→ **Goal of the exercise**: Pictures do not belong in the copy; restate the records below word for word.

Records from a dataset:
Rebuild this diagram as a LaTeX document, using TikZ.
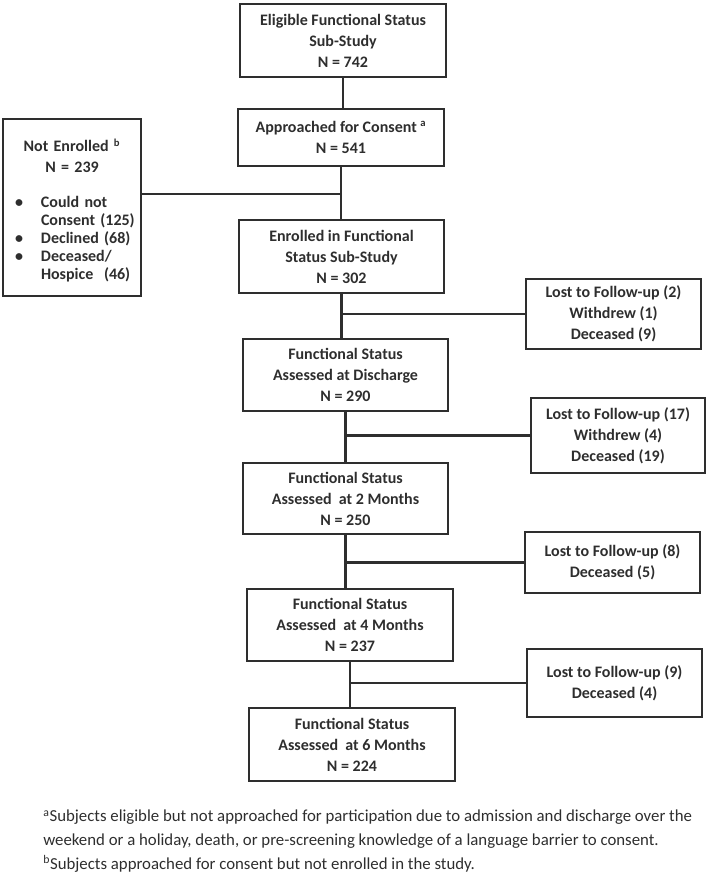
\documentclass[tikz,border=0pt]{standalone}
\usepackage{fontspec}
\setmainfont{Carlito}
\usetikzlibrary{calc}
\definecolor{ink}{HTML}{2E2E2E}
\tikzset{
  box/.style={draw=ink, line width=1.8pt, rectangle, inner sep=0pt, align=center,
    font=\bfseries\fontsize{12pt}{15.8pt}\selectfont, text=ink},
  conn/.style={draw=ink, line width=1.8pt}
}
\begin{document}
\begin{tikzpicture}[x=0.75pt, y=-0.75pt]
\useasboundingbox (0,0) rectangle (709,875);
% main column
\node[box, minimum width=206*0.75pt, minimum height=73*0.75pt] (b1) at (343,40.5)
  {Eligible Functional Status\\Sub-Study\\N = 742};
\node[box, minimum width=206*0.75pt, minimum height=57*0.75pt] (b2) at (341,137.5)
  {Approached for Consent \textsuperscript{a}\\N = 541};
\node[box, minimum width=205*0.75pt, minimum height=73*0.75pt] (b3) at (341.5,256.5)
  {Enrolled in Functional\\Status Sub-Study\\N = 302};
\node[box, minimum width=205*0.75pt, minimum height=72*0.75pt] (b4) at (345.5,375)
  {Functional Status\\Assessed at Discharge\\N = 290};
\node[box, minimum width=205*0.75pt, minimum height=71*0.75pt] (b5) at (345.5,498.5)
  {Functional Status\\Assessed\ \ at 2 Months\\N = 250};
\node[box, minimum width=206*0.75pt, minimum height=72*0.75pt] (b6) at (350,625)
  {Functional Status\\Assessed\ \ at 4 Months\\N = 237};
\node[box, minimum width=206*0.75pt, minimum height=73*0.75pt] (b7) at (352,744.5)
  {Functional Status\\Assessed\ \ at 6 Months\\N = 224};
% side boxes
\node[box, minimum width=175*0.75pt, minimum height=70*0.75pt] (l1) at (613.5,314)
  {Lost to Follow-up (2)\\Withdrew (1)\\Deceased (9)};
\node[box, minimum width=174*0.75pt, minimum height=75*0.75pt] (l2) at (618,435.5)
  {Lost to Follow-up (17)\\Withdrew (4)\\Deceased (19)};
\node[box, minimum width=175*0.75pt, minimum height=61*0.75pt] (l3) at (612.5,562.5)
  {Lost to Follow-up (8)\\Deceased (5)};
\node[box, minimum width=175*0.75pt, minimum height=68*0.75pt] (l4) at (614.5,683)
  {Lost to Follow-up (9)\\Deceased (4)};
% not enrolled
\node[box, align=left, minimum width=138*0.75pt, minimum height=177*0.75pt, text width=138*0.75pt] (ne) at (72,207.5)
  {{\centering\rule{0pt}{16pt}Not Enrolled \textsuperscript{b}\\N = 239\par}\vspace{15pt}%
   \fontsize{12pt}{13.5pt}\selectfont
   \hspace*{9pt}\begin{tabular}{@{}p{19.5pt}@{}l@{}}
   \textbullet & Could not\\
               & Consent (125)\\
   \textbullet & Declined (68)\\
   \textbullet & Deceased/\\
               & Hospice\ \ (46)
   \end{tabular}};
% connectors
\draw[conn] (b1.south) -- (b1.south |- b2.north);
\draw[conn] (b2.south) -- (b2.south |- b3.north);
\coordinate (j1) at ($(b2.south)!0.52!(b2.south |- b3.north)$);
\draw[conn] (j1) -- (j1 -| ne.east);
\draw[conn] (b3.south) -- (b3.south |- b4.north);
\draw[conn] (l1.west) -- (l1.west -| b3.south);
\draw[conn] (b4.south) -- (b4.south |- b5.north);
\draw[conn] (l2.west) -- (l2.west -| b4.south);
\draw[conn] (b5.south) -- (b5.south |- b6.north);
\draw[conn] (l3.west) -- (l3.west -| b5.south);
\draw[conn] (b6.south) -- (b6.south |- b7.north);
\draw[conn] (l4.west) -- (l4.west -| b6.south);
% footnotes
\node[anchor=north west, inner sep=0pt, align=left, text=ink,
      font=\fontsize{12.6pt}{17.8pt}\selectfont] (fn) at (43,810)
  {\textsuperscript{a}Subjects eligible but not approached for participation due to admission and discharge over the\\
   weekend or a holiday, death, or pre-screening knowledge of a language barrier to consent.\\
   \textsuperscript{b}Subjects approached for consent but not enrolled in the study.};
\end{tikzpicture}
\end{document}
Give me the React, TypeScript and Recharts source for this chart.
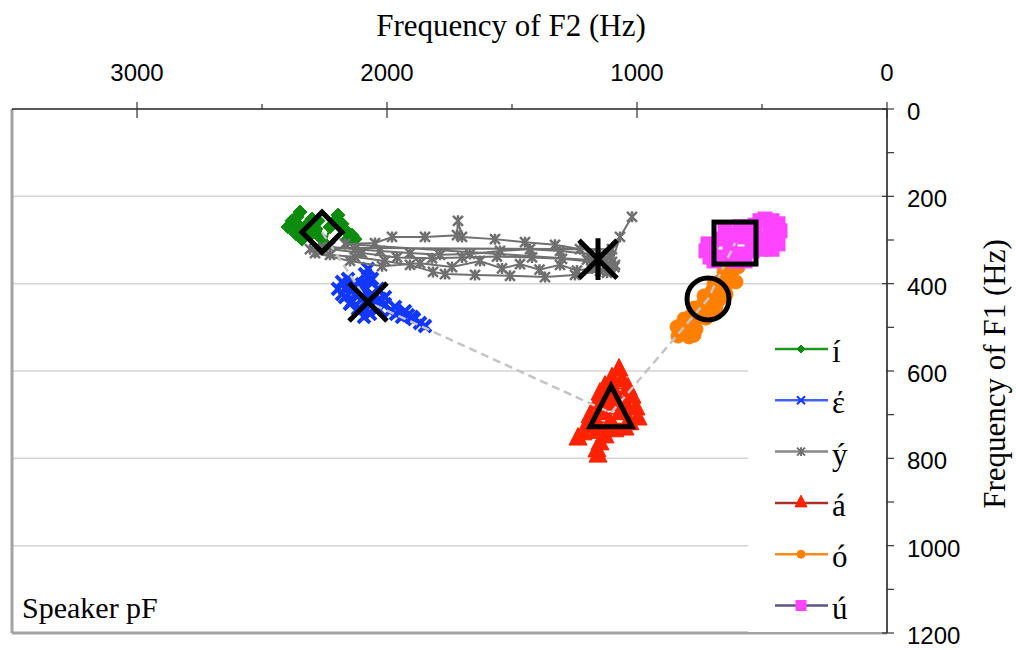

→ **The completed task**:
Rebuild this diagram as a LaTeX document, using TikZ.
\documentclass[tikz,border=0pt]{standalone}
\usepackage{fontspec}
\setmainfont{Carlito}
\usetikzlibrary{calc}
\definecolor{ink}{HTML}{2E2E2E}
\tikzset{
  box/.style={draw=ink, line width=1.8pt, rectangle, inner sep=0pt, align=center,
    font=\bfseries\fontsize{12pt}{15.8pt}\selectfont, text=ink},
  conn/.style={draw=ink, line width=1.8pt}
}
\begin{document}
\begin{tikzpicture}[x=0.75pt, y=-0.75pt]
\useasboundingbox (0,0) rectangle (709,875);
% main column
\node[box, minimum width=206*0.75pt, minimum height=73*0.75pt] (b1) at (343,40.5)
  {Eligible Functional Status\\Sub-Study\\N = 742};
\node[box, minimum width=206*0.75pt, minimum height=57*0.75pt] (b2) at (341,137.5)
  {Approached for Consent \textsuperscript{a}\\N = 541};
\node[box, minimum width=205*0.75pt, minimum height=73*0.75pt] (b3) at (341.5,256.5)
  {Enrolled in Functional\\Status Sub-Study\\N = 302};
\node[box, minimum width=205*0.75pt, minimum height=72*0.75pt] (b4) at (345.5,375)
  {Functional Status\\Assessed at Discharge\\N = 290};
\node[box, minimum width=205*0.75pt, minimum height=71*0.75pt] (b5) at (345.5,498.5)
  {Functional Status\\Assessed\ \ at 2 Months\\N = 250};
\node[box, minimum width=206*0.75pt, minimum height=72*0.75pt] (b6) at (350,625)
  {Functional Status\\Assessed\ \ at 4 Months\\N = 237};
\node[box, minimum width=206*0.75pt, minimum height=73*0.75pt] (b7) at (352,744.5)
  {Functional Status\\Assessed\ \ at 6 Months\\N = 224};
% side boxes
\node[box, minimum width=175*0.75pt, minimum height=70*0.75pt] (l1) at (613.5,314)
  {Lost to Follow-up (2)\\Withdrew (1)\\Deceased (9)};
\node[box, minimum width=174*0.75pt, minimum height=75*0.75pt] (l2) at (618,435.5)
  {Lost to Follow-up (17)\\Withdrew (4)\\Deceased (19)};
\node[box, minimum width=175*0.75pt, minimum height=61*0.75pt] (l3) at (612.5,562.5)
  {Lost to Follow-up (8)\\Deceased (5)};
\node[box, minimum width=175*0.75pt, minimum height=68*0.75pt] (l4) at (614.5,683)
  {Lost to Follow-up (9)\\Deceased (4)};
% not enrolled
\node[box, align=left, minimum width=138*0.75pt, minimum height=177*0.75pt, text width=138*0.75pt] (ne) at (72,207.5)
  {{\centering\rule{0pt}{16pt}Not Enrolled \textsuperscript{b}\\N = 239\par}\vspace{15pt}%
   \fontsize{12pt}{13.5pt}\selectfont
   \hspace*{9pt}\begin{tabular}{@{}p{19.5pt}@{}l@{}}
   \textbullet & Could not\\
               & Consent (125)\\
   \textbullet & Declined (68)\\
   \textbullet & Deceased/\\
               & Hospice\ \ (46)
   \end{tabular}};
% connectors
\draw[conn] (b1.south) -- (b1.south |- b2.north);
\draw[conn] (b2.south) -- (b2.south |- b3.north);
\coordinate (j1) at ($(b2.south)!0.52!(b2.south |- b3.north)$);
\draw[conn] (j1) -- (j1 -| ne.east);
\draw[conn] (b3.south) -- (b3.south |- b4.north);
\draw[conn] (l1.west) -- (l1.west -| b3.south);
\draw[conn] (b4.south) -- (b4.south |- b5.north);
\draw[conn] (l2.west) -- (l2.west -| b4.south);
\draw[conn] (b5.south) -- (b5.south |- b6.north);
\draw[conn] (l3.west) -- (l3.west -| b5.south);
\draw[conn] (b6.south) -- (b6.south |- b7.north);
\draw[conn] (l4.west) -- (l4.west -| b6.south);
% footnotes
\node[anchor=north west, inner sep=0pt, align=left, text=ink,
      font=\fontsize{12.6pt}{17.8pt}\selectfont] (fn) at (43,810)
  {\textsuperscript{a}Subjects eligible but not approached for participation due to admission and discharge over the\\
   weekend or a holiday, death, or pre-screening knowledge of a language barrier to consent.\\
   \textsuperscript{b}Subjects approached for consent but not enrolled in the study.};
\end{tikzpicture}
\end{document}
Give me the React, TypeScript and Recharts source for this chart.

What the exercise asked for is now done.